De belanghebbende betoogde in cassatie dat het Hof een onjuiste maatstaf had aangelegd bij de beoordeling van de naheffingsaanslag. Hij stelde dat bij de berekening van de verschuldigde overschotheffing ook de percelen die hij had gepacht, in aanmerking moesten worden genomen. De Hoge Raad oordeelde echter dat de grond die tot het bedrijf behoort, zoals bedoeld in artikel 13, lid 4, van de Meststoffenwet, alleen die grond omvat die is aangewezen in artikel 1 van die wet, en dat dit alleen geldt voor grond die is gepacht op basis van een door de grondkamer goedgekeurde overeenkomst.

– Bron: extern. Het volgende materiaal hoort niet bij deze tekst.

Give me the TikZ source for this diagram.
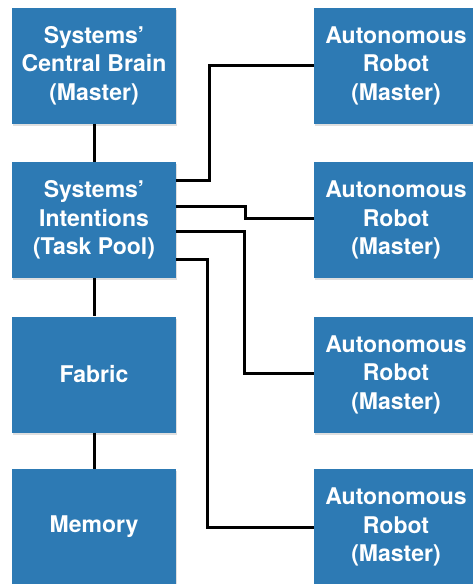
\documentclass[tikz,border=0pt]{standalone}
\usepackage{fontspec}
\setmainfont{TeX Gyre Heros}
\usetikzlibrary{shadows}
\definecolor{boxblue}{RGB}{45,122,180}
\tikzset{
  block/.style={fill=boxblue, text=white, font=\bfseries\fontsize{23}{28.5}\selectfont,
    align=center, minimum width=164pt, minimum height=116pt, inner sep=0pt,
    drop shadow={opacity=0.25, shadow xshift=1pt, shadow yshift=-2pt}},
  link/.style={line width=3pt, black}
}
\begin{document}
\begin{tikzpicture}[x=1pt, y=-1pt]
  \useasboundingbox (0,0) rectangle (473,584);
  % left column
  \node[block] (brain)  at (94,65.5)  {Systems'\\Central Brain\\(Master)};
  \node[block] (intent) at (94,220)   {Systems'\\Intentions\\(Task Pool)};
  \node[block] (fabric) at (94,374.5) {Fabric};
  \node[block] (memory) at (94,527)   {Memory};
  % right column of robots
  \node[block] (r1) at (396,65.5)  {Autonomous\\Robot\\(Master)};
  \node[block] (r2) at (396,220)   {Autonomous\\Robot\\(Master)};
  \node[block] (r3) at (396,374.5) {Autonomous\\Robot\\(Master)};
  \node[block] (r4) at (396,527)   {Autonomous\\Robot\\(Master)};
  % vertical chain
  \draw[link] (brain) -- (intent);
  \draw[link] (intent) -- (fabric);
  \draw[link] (fabric) -- (memory);
  % task pool to robots
  \draw[link] ([yshift=40pt]intent.east) -- ++(33,0) |- (r1.west);
  \draw[link] ([yshift=14pt]intent.east) -- ++(69,0) |- ([yshift=2pt]r2.west);
  \draw[link] ([yshift=-11pt]intent.east) -- ++(68,0) |- ([yshift=1.5pt]r3.west);
  \draw[link] ([yshift=-39pt]intent.east) -- ++(31,0) |- (r4.west);
\end{tikzpicture}
\end{document}
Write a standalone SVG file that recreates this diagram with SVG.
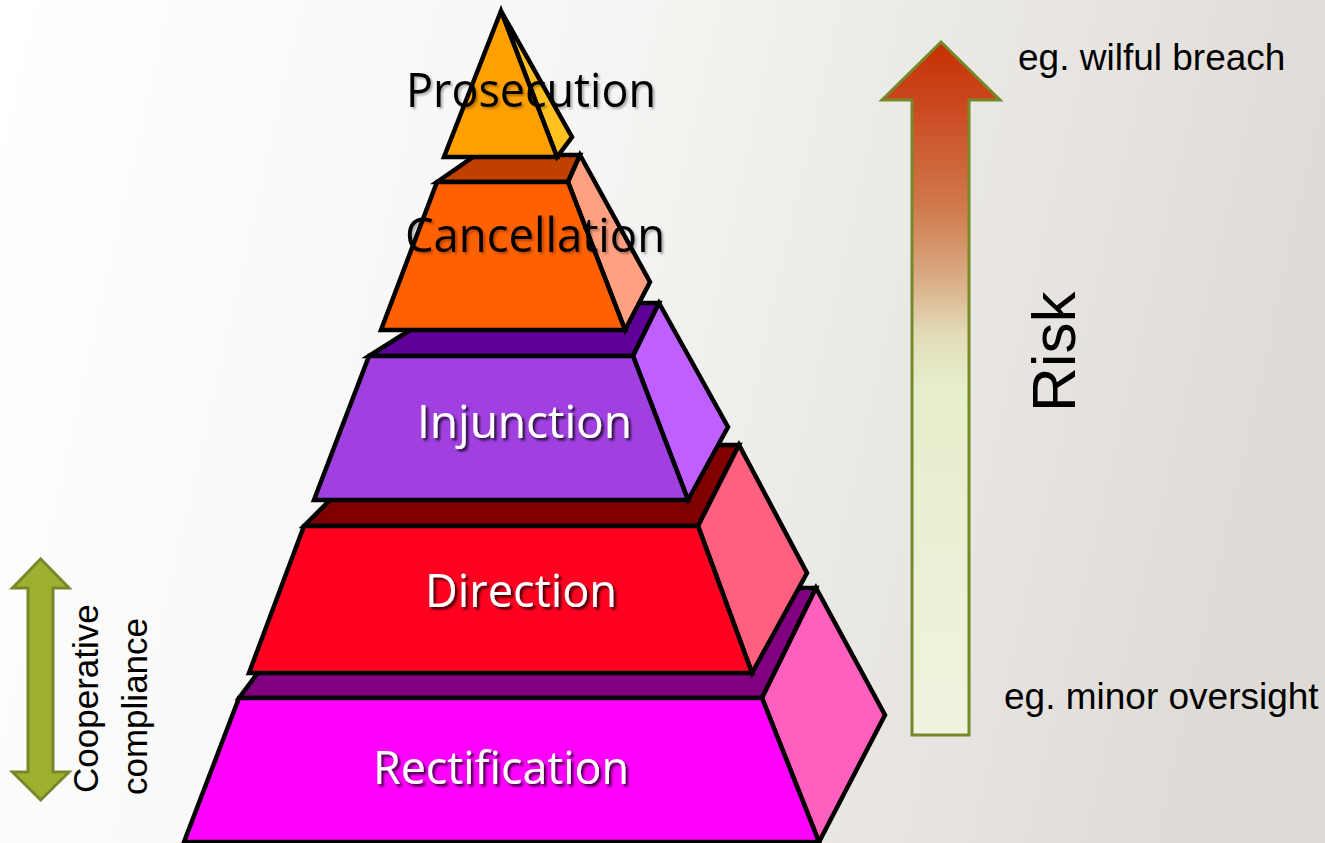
<svg xmlns="http://www.w3.org/2000/svg" width="1325" height="843" viewBox="0 0 1325 843">
<defs>
<linearGradient id="bg" x1="0" y1="0" x2="1325" y2="300" gradientUnits="userSpaceOnUse">
<stop offset="0" stop-color="#ffffff"/>
<stop offset="0.45" stop-color="#f5f5f3"/>
<stop offset="1" stop-color="#dedad6"/>
</linearGradient>
<linearGradient id="risk" x1="0" y1="40" x2="0" y2="735" gradientUnits="userSpaceOnUse">
<stop offset="0" stop-color="#c62e00"/>
<stop offset="0.1" stop-color="#cb4a22"/>
<stop offset="0.24" stop-color="#d07a4c"/>
<stop offset="0.34" stop-color="#d9aa84"/>
<stop offset="0.42" stop-color="#e2dab6"/>
<stop offset="0.5" stop-color="#e6eecc"/>
<stop offset="1" stop-color="#eff3df"/>
</linearGradient>
<filter id="sh" x="-10%" y="-20%" width="130%" height="150%">
<feDropShadow dx="2.5" dy="2.5" stdDeviation="1.2" flood-color="#000" flood-opacity="0.75"/>
</filter>
<filter id="shl" x="-10%" y="-20%" width="130%" height="150%">
<feDropShadow dx="2" dy="2" stdDeviation="1.2" flood-color="#000" flood-opacity="0.3"/>
</filter>
</defs>
<style>
.edge{stroke:#000;stroke-width:4.5;stroke-linejoin:miter;stroke-miterlimit:10}
.lbl{font-family:"Open Sans","Noto Sans","DejaVu Sans",sans-serif;fill:#fff;filter:url(#sh)}
.lblk{font-family:"Open Sans","Noto Sans","DejaVu Sans",sans-serif;fill:#000;filter:url(#shl)}
.note{font-family:"Liberation Sans",Arial,sans-serif;fill:#000}
.arr{stroke:#76892a;stroke-width:3;stroke-linejoin:miter}
</style>
<rect x="0" y="0" width="1325" height="843" fill="url(#bg)"/>

<g id="rectification">
<polygon class="edge" points="239,698 321,588 816,588 762,698" fill="#800080"/>
<polygon class="edge" points="762,698 816,588 885,715 819,842" fill="#ff60c0"/>
<polygon class="edge" points="239,698 762,698 819,842 184,842" fill="#ff00ff"/>
<text class="lbl" x="373" y="784" font-size="45" textLength="256" lengthAdjust="spacingAndGlyphs">Rectification</text>
</g>

<g id="direction">
<polygon class="edge" points="304,526 385,445 739,445 698,526" fill="#800000"/>
<polygon class="edge" points="698,526 739,445 807,573 752,673" fill="#ff6080"/>
<polygon class="edge" points="304,526 698,526 752,673 249,673" fill="#ff0020"/>
<text class="lbl" x="425" y="607" font-size="46" textLength="192" lengthAdjust="spacingAndGlyphs">Direction</text>
</g>

<g id="injunction">
<polygon class="edge" points="369,356 453,303 659,303 633,356" fill="#5f0099"/>
<polygon class="edge" points="633,356 659,303 728,427 688,500" fill="#bf5fff"/>
<polygon class="edge" points="369,356 633,356 688,500 314,500" fill="#a040e0"/>
<text class="lbl" x="417" y="438" font-size="45" textLength="215" lengthAdjust="spacingAndGlyphs">Injunction</text>
</g>

<g id="cancellation">
<polygon class="edge" points="437,182 476,155 580,155 568,182" fill="#c04000"/>
<polygon class="edge" points="568,182 580,155 650,282 625,330" fill="#ffa080"/>
<polygon class="edge" points="437,182 568,182 625,330 381,330" fill="#ff6000"/>
<text class="lblk" x="405" y="252" font-size="47" textLength="260" lengthAdjust="spacingAndGlyphs">Cancellation</text>
</g>

<g id="prosecution">
<polygon class="edge" points="501,11 572,137 557,157" fill="#ffc020"/>
<polygon class="edge" points="501,11 557,157 444,157" fill="#ffa000"/>
<text class="lblk" x="406" y="107" font-size="48" textLength="250" lengthAdjust="spacingAndGlyphs">Prosecution</text>
</g>

<g id="cooperative-compliance">
<path class="arr" d="M40.7,559 L69,588 L53,588 L53,772 L69,772 L40.7,800 L12.5,772 L28,772 L28,588 L12.5,588 Z" fill="#9fb030"/>
<text class="note" font-size="35" transform="translate(98,793) rotate(-90)">Cooperative</text>
<text class="note" font-size="35" transform="translate(147,795) rotate(-90)">compliance</text>
</g>

<g id="risk-arrow">
<path class="arr" d="M941,42 L1000,100 L969,100 L969,735 L912,735 L912,100 L882,100 Z" fill="url(#risk)"/>
<text class="note" font-size="62" transform="translate(1075,412) rotate(-90)">Risk</text>
<text class="note" x="1018" y="70" font-size="37">eg. wilful breach</text>
<text class="note" x="1004" y="709" font-size="37">eg. minor oversight</text>
</g>

<g id="connectors"></g>
</svg>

De Hoge Raad concludeerde dat de opvatting van de belanghebbende onjuist was, en dat het Hof terecht had geoordeeld dat de gepachte grond niet kon worden aangemerkt als tot het bedrijf behorende landbouwgrond. De Hoge Raad verklaarde het beroep ongegrond en achtte geen termen aanwezig voor een veroordeling in de proceskosten. Dit arrest is openbaar uitgesproken op 22 april 2005.

Uitspraak

Nr. 38.257
22 april 2005
BK
gewezen op het beroep in cassatie van X te Z tegen de uitspraak van het Gerechtshof te 's-Gravenhage van 29 maart 2002, nr. BK-01/00415, betreffende na te melden naheffingsaanslag in de overschotheffing.
1. Naheffingsaanslag, bezwaar en geding voor het Hof
Aan belanghebbende is voor het jaar 1988 een naheffingsaanslag in de overschotheffing op grond van de Meststoffenwet opgelegd ten bedrage van ƒ 996,10, welke naheffingsaanslag, na daartegen gemaakt bezwaar, bij uitspraak van de inspecteur van het Bureau Heffingen van het Ministerie van Landbouw, Natuurbeheer en Visserij (hierna: de Inspecteur) is gehandhaafd.
Belanghebbende is tegen de uitspraak van de Inspecteur in beroep gekomen bij het Hof.
Het Hof heeft het beroep ongegrond verklaard. De uitspraak van het Hof is aan dit arrest gehecht.
2. Geding in cassatie
Belanghebbende heeft tegen 's Hofs uitspraak beroep in cassatie ingesteld. Het beroepschrift in cassatie is aan dit arrest gehecht en maakt daarvan deel uit.
De minister van Landbouw, Natuurbeheer en Visserij (hierna: de Minister) heeft een verweerschrift ingediend.
Belanghebbende heeft een conclusie van repliek ingediend.
De Minister heeft een conclusie van dupliek ingediend.
3. Beoordeling van de klacht
Belanghebbende klaagt in cassatie dat het Hof een onjuiste maatstaf heeft aangelegd bij de beoordeling van de aan belanghebbende opgelegde naheffingsaanslag overschotheffing en betoogt dat bij de berekening van de verschuldigde overschotheffing mede in aanmerking moeten worden genomen de percelen die belanghebbende, bij mondelinge en niet door de grondkamer goedgekeurde overeenkomsten, heeft gepacht.
De klacht faalt. Onder de tot het bedrijf behorende oppervlakte landbouwgrond die voor de toepassing van artikel 13, lid 4, van de Meststoffenwet (in de voor het jaar 1988 geldende tekst) bij de berekening van de overschotheffing in aanmerking moet worden genomen, dient te worden verstaan de in artikel 1 van die wet aangewezen grond. Aldaar wordt aangewezen, voorzover in deze van belang, landbouwgrond die tot het bedrijf behoort ingevolge een door de grondkamer goedgekeurde pachtovereenkomst. De door belanghebbende gehuldigde opvatting dat doel en strekking van deze bepaling meebrengen dat de eis van de goedkeuring door de grondkamer in het geval van belanghebbende niet geldt, is onjuist. Terecht heeft het Hof dan ook geoordeeld dat de door belanghebbende gepachte grond bij de berekening van de overschotheffing niet kan worden aangemerkt als tot het bedrijf van belanghebbende behorende landbouwgrond.
4. Proceskosten
De Hoge Raad acht geen termen aanwezig voor een veroordeling in de proceskosten.
5. Beslissing
De Hoge Raad verklaart het beroep ongegrond.
Dit arrest is gewezen door de raadsheer L. Monné als voorzitter, en de raadsheren P.J. van Amersfoort en J.C. van Oven, in tegenwoordigheid van de waarnemend griffier A.I. Boussak-Leeksma, en in het openbaar uitgesproken op 22 april 2005.